The Universal Day of Culture under the Banner of Peace, known also as the World Day of Culture, is an observance held annually on April 15 in many countries around the world to promote the protection of culture, the Roerich Pact and the Banner of Peace.

== History ==
The Universal Day of Culture was proposed by the author of the Roerich Pact—the Russian artist Nicholas Roerich. In several articles and letters, written in 1931–1935, he spoke about the Universal Day of Culture. In his "Greetings to the Bruges Conference in 1931" Roerich defined the Universal Day of Culture as a day which "shall be consecrated to the full appreciation of all national and universal treasures of culture". According to Roerich, the celebrations had to take place in all schools and educational institutions. In 1933, in his "Prayer for Peace and Culture" Roerich includes also the churches into this list and specifies that on this day "the world will be reminded of the true treasures of humanity, of creative heroic enthusiasm, of improvement and enhancement of life." On April 15, 1935, when the Roerich Pact was signed in Washington, Roerich mentioned this date as "memorable day" and "significant date", which later led to consideration of April 15 as the Universal Day of Culture.

== International movement ==
The International Movement for the affirmation of April 15 as Universal Day of Culture (IMAUDC) was established in December 2008 by NGOs from Cuba, Italy, Lithuania, Latvia, Russia and Spain. As of 2014, 40 organizations from 14 countries and 25,000 individuals participate in the Movement.

=== Lithuania ===
Lithuania is the first country in which the Universal Day of Culture is celebrated on government level since 2006. On November 24, 2007 the 26th session of the Baltic Assembly adopted a Resolution, initiated by Lithuania, in which the Assembly proposed to the governments of Latvia, Lithuania and Estonia to proclaim April 15 as Day of Culture of the Baltic states. At the celebrations in 2009 the minister of defense of Lithuania Rasa Juknevičienė, the minister of culture Remigijus Vilkaitis, ambassador of Day of Culture at Council of the Commission about the Culture of the Union of the Baltic Cities Aukse Narvilene appeared with salutatory addresses. In her address to the Banner of Peace hoisting ceremony to mark the Universal Day of Culture in 2011 the Speaker of Seimas of Lithuania Mrs. Irena Degutienė said that this is a day, on which "people are exchanging ideas on the fundamental values, raising and addressing fundamental questions, and the word "culture" is uttered more often than usual." She specified culture "not only as the artistic and creative heritage passed on from generation to generation, but also as our level of communication, capacity of building bridges of tolerance, and the level of trust in others who have different views and profess different faith."

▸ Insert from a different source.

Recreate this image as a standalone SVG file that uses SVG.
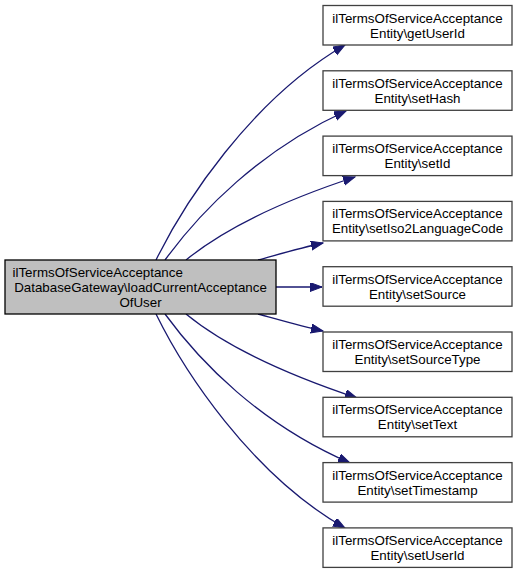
<svg xmlns="http://www.w3.org/2000/svg" width="521" height="575" viewBox="0 0 521 575">
<style>
.box{fill:#ffffff;stroke:#404040;stroke-width:1.3}
.main{fill:#bfbfbf;stroke:#000000;stroke-width:1.3}
.t{font-family:"Liberation Sans",Arial,Helvetica,sans-serif;font-size:13.33px;fill:#000;text-anchor:middle}
.e{fill:none;stroke:#191970;stroke-width:1.3;marker-end:url(#ah)}
</style>
<defs>
<marker id="ah" markerUnits="userSpaceOnUse" markerWidth="13" markerHeight="10" refX="12" refY="4.5" orient="auto">
<path d="M0,0 L12,4.5 L0,9 z" fill="#191970" stroke="#191970" stroke-width="1"/>
</marker>
</defs>
<rect width="521" height="575" fill="#ffffff"/>
<g id="connectors">
<path class="e" d="M156,260 C183,205 250,100 345,45"/>
<path class="e" d="M165,260 C200,212 260,150 346,111"/>
<path class="e" d="M186,260 C225,228 285,200 355,177"/>
<path class="e" d="M258,260 C280,254 300,248 323,243"/>
<path class="e" d="M276,287 L322,287"/>
<path class="e" d="M258,314 C280,320 300,326 323,331"/>
<path class="e" d="M186,314 C225,346 285,374 357,398"/>
<path class="e" d="M165,314 C200,362 260,424 350,463"/>
<path class="e" d="M156,314 C183,369 250,474 345,528"/>
</g>
<g id="main">
<rect class="main" x="5" y="260" width="271" height="54"/>
<text class="t" x="140.5" y="277" style="text-anchor:start" dx="-128">ilTermsOfServiceAcceptance</text>
<text class="t" x="140.5" y="292">DatabaseGateway\loadCurrentAcceptance</text>
<text class="t" x="140.5" y="307">OfUser</text>
</g>
<g id="n1">
<rect class="box" x="323" y="5.5" width="189" height="39.5"/>
<text class="t" x="417.5" y="22.5">ilTermsOfServiceAcceptance</text>
<text class="t" x="417.5" y="37.5">Entity\getUserId</text>
</g>
<g id="n2">
<rect class="box" x="323" y="70.8" width="189" height="39.5"/>
<text class="t" x="417.5" y="87.8">ilTermsOfServiceAcceptance</text>
<text class="t" x="417.5" y="102.8">Entity\setHash</text>
</g>
<g id="n3">
<rect class="box" x="323" y="136.1" width="189" height="39.5"/>
<text class="t" x="417.5" y="153.1">ilTermsOfServiceAcceptance</text>
<text class="t" x="417.5" y="168.1">Entity\setId</text>
</g>
<g id="n4">
<rect class="box" x="323" y="201.4" width="189" height="39.5"/>
<text class="t" x="417.5" y="218.4">ilTermsOfServiceAcceptance</text>
<text class="t" x="417.5" y="233.4">Entity\setIso2LanguageCode</text>
</g>
<g id="n5">
<rect class="box" x="323" y="266.7" width="189" height="39.5"/>
<text class="t" x="417.5" y="283.7">ilTermsOfServiceAcceptance</text>
<text class="t" x="417.5" y="298.7">Entity\setSource</text>
</g>
<g id="n6">
<rect class="box" x="323" y="332" width="189" height="39.5"/>
<text class="t" x="417.5" y="349">ilTermsOfServiceAcceptance</text>
<text class="t" x="417.5" y="364">Entity\setSourceType</text>
</g>
<g id="n7">
<rect class="box" x="323" y="397.3" width="189" height="39.5"/>
<text class="t" x="417.5" y="414.3">ilTermsOfServiceAcceptance</text>
<text class="t" x="417.5" y="429.3">Entity\setText</text>
</g>
<g id="n8">
<rect class="box" x="323" y="462.6" width="189" height="39.5"/>
<text class="t" x="417.5" y="479.6">ilTermsOfServiceAcceptance</text>
<text class="t" x="417.5" y="494.6">Entity\setTimestamp</text>
</g>
<g id="n9">
<rect class="box" x="323" y="527.9" width="189" height="39.5"/>
<text class="t" x="417.5" y="544.9">ilTermsOfServiceAcceptance</text>
<text class="t" x="417.5" y="559.9">Entity\setUserId</text>
</g>
</svg>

In 2012, during Universal Day of Culture celebrations, three Lithuanian towns - Dubingiai, Rietavas and Ylakiai - were proclaimed as towns of peace, where priority of culture is implemented in all aspects of public life.

=== Russia ===
In Russia the Universal Day of Culture is supported by of numerous institutions and organizations, including the Moscow State University of Geodesy and Cartography, the Moscow State University of Culture and Arts, The Nicholas Roerich Estate Museum in Izvara, The Union of Artists of Russia, local branches of the International League for the Protection of Culture, etc. Celebrations are held annually in Moscow, St. Petersburg, Ekaterinburg, Irkutsk and Berezniki. Notable Russian politicians and public figures are members of the Council of the International Movement. The members of the Russian Duma Elena Drapeko and Nikolay Rastorguyev, and the cosmonaut Aleksandr Balandin are among them. The Association of Space Explorers in Russia also supported the Universal Day of Culture.

=== Brazil ===
In Brazil the celebrations are organized annually by Brazilian Roerich Institute, which was established in 1999. On April 15, 2010, the 75th anniversary of the Roerich Pact, the panel "Protection and Preservation of natural treasures: the challenges to the servers of culture" was held in São Paulo. The Banner of Peace has been hoisted as well.

=== Canada ===
In Canada the Universal Day of Culture is celebrated in Edmonton, Alberta since 2012. They are organized by the Alberta Banner of Peace Association, with the participation of Alberta Interscience Association and Edmonton Theosophical Society in different years.

=== United States ===
In the United States of America, the Universal Day of Culture has been observed since 2023 by an annual celebration in Savannah, Tennessee. The event includes meetings with representatives from countries all around the globe, cultural performances, authentic food and craft vendors, and a parade.

=== Philippines ===
In 2024 Central Mindanao Colleges in Kidapawan City joined in the commemoration of the Universal Day of Culture, stating that "Beyond mere observance, this event stands as a testament to the multifaceted richness of global cultural diversity".

=== Romania ===
In Romania, the observance of the Universal Day of Culture started in 2024, with a celebration at the National Museum of Romanian Literature, attended by official representatives from the embassies of Argentina, Cuba, Greece, Mexico and Norway, and from the Liszt Institute.

=== Other countries ===
The Universal Day of Culture is celebrated also in Argentina, Bulgaria, Belarus, Chile, Cuba, Israel, Italy, Latvia, Mexico and Spain.